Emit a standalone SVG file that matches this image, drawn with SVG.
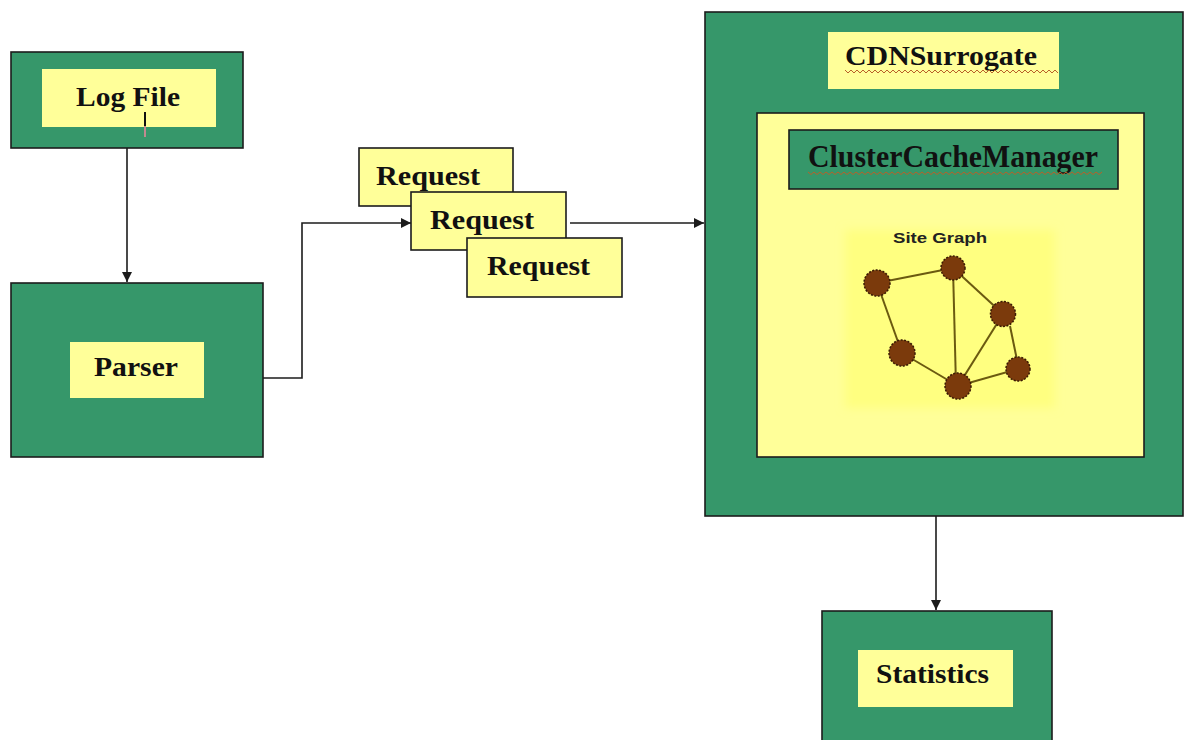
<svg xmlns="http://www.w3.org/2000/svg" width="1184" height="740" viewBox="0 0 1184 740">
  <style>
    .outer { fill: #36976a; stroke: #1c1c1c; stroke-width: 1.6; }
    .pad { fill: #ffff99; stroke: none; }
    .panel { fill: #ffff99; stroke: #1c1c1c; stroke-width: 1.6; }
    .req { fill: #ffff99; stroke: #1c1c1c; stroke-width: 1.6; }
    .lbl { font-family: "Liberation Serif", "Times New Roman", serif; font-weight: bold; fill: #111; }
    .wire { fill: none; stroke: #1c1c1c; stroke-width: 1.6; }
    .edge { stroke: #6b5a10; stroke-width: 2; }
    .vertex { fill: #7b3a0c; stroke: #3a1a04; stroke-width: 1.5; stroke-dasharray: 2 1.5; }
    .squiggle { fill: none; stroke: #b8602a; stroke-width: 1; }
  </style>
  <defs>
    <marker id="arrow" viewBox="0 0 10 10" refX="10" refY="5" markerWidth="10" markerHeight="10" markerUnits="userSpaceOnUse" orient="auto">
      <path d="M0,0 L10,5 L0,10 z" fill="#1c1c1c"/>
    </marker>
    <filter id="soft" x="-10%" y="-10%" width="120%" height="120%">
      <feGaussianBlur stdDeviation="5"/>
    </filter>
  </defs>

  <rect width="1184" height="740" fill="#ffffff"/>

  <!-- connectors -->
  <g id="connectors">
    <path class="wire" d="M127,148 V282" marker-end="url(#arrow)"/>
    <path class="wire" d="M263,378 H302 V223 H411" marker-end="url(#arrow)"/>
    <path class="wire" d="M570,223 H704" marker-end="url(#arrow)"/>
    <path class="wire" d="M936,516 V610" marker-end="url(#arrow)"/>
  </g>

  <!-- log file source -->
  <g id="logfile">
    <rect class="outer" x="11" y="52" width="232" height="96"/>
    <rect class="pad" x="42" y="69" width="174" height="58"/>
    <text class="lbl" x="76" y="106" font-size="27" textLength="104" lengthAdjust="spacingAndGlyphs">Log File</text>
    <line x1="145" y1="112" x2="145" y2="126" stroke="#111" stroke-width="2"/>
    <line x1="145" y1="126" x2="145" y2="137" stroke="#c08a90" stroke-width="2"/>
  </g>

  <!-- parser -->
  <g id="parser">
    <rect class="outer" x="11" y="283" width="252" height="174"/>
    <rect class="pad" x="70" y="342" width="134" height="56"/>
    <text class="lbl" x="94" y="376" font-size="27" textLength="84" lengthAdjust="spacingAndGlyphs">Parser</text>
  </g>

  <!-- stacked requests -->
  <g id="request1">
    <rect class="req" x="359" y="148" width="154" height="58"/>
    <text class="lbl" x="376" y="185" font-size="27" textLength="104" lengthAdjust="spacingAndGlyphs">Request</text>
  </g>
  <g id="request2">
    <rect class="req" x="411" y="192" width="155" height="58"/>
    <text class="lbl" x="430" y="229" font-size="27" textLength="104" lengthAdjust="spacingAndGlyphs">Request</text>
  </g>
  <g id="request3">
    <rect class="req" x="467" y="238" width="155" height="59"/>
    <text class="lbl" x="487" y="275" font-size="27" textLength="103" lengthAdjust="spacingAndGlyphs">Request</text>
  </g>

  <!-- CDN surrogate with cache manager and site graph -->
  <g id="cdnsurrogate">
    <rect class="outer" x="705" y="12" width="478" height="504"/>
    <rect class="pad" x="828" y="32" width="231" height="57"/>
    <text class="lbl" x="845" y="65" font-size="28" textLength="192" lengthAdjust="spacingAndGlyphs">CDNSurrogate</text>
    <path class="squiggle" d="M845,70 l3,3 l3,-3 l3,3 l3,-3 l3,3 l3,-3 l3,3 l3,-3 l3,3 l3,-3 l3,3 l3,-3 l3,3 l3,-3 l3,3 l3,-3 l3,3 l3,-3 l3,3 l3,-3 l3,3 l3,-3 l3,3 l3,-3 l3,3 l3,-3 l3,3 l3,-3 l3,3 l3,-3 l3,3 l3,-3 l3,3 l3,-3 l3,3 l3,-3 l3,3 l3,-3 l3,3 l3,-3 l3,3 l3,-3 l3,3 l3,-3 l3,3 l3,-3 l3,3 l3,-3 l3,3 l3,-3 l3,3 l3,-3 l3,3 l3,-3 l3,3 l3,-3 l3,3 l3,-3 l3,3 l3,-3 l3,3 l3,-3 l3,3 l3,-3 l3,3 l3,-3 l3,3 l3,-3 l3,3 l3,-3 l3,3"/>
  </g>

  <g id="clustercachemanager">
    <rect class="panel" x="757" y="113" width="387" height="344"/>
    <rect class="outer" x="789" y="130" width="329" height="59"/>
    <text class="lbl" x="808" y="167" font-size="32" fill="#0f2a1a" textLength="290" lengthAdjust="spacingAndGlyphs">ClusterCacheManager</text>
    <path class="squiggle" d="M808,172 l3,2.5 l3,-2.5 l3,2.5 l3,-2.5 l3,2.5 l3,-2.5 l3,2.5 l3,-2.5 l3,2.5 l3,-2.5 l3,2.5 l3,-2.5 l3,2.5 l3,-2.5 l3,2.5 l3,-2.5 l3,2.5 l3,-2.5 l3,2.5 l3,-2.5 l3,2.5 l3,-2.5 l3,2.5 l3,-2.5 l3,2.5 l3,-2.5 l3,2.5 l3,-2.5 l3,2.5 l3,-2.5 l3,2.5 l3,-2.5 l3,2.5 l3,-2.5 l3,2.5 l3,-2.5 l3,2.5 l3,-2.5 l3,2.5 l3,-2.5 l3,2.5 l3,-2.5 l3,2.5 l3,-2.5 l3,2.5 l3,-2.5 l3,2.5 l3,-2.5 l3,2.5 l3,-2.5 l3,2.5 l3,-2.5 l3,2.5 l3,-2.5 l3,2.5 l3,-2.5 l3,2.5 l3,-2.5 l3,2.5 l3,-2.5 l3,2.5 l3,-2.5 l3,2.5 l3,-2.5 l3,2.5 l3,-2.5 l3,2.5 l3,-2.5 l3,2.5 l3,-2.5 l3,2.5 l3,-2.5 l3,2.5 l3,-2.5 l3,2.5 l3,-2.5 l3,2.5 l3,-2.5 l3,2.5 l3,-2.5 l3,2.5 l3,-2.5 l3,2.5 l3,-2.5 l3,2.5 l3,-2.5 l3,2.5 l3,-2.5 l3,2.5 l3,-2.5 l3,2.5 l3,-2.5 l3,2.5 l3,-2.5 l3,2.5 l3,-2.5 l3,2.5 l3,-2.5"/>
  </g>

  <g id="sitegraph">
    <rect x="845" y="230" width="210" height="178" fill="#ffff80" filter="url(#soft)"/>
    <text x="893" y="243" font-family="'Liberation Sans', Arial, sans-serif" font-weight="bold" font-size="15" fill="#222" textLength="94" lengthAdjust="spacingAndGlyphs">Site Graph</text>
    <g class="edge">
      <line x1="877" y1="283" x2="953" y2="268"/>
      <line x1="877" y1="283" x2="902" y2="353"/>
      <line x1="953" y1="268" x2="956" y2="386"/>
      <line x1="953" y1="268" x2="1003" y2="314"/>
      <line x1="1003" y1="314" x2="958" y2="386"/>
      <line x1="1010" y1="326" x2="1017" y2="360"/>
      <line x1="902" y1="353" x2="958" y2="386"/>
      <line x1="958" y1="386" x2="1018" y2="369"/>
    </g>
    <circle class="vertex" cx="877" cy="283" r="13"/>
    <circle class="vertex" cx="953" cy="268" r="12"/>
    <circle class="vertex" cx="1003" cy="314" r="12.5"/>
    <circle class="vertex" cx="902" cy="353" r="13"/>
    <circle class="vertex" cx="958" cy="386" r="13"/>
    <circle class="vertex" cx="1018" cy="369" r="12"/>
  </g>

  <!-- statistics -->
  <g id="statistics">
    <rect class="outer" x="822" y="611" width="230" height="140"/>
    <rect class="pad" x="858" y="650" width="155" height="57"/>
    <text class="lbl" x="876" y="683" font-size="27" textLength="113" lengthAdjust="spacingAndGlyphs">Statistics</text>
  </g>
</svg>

════

Give the count of lines in the data shown above that contain "with", and nothing else.

Complete response
2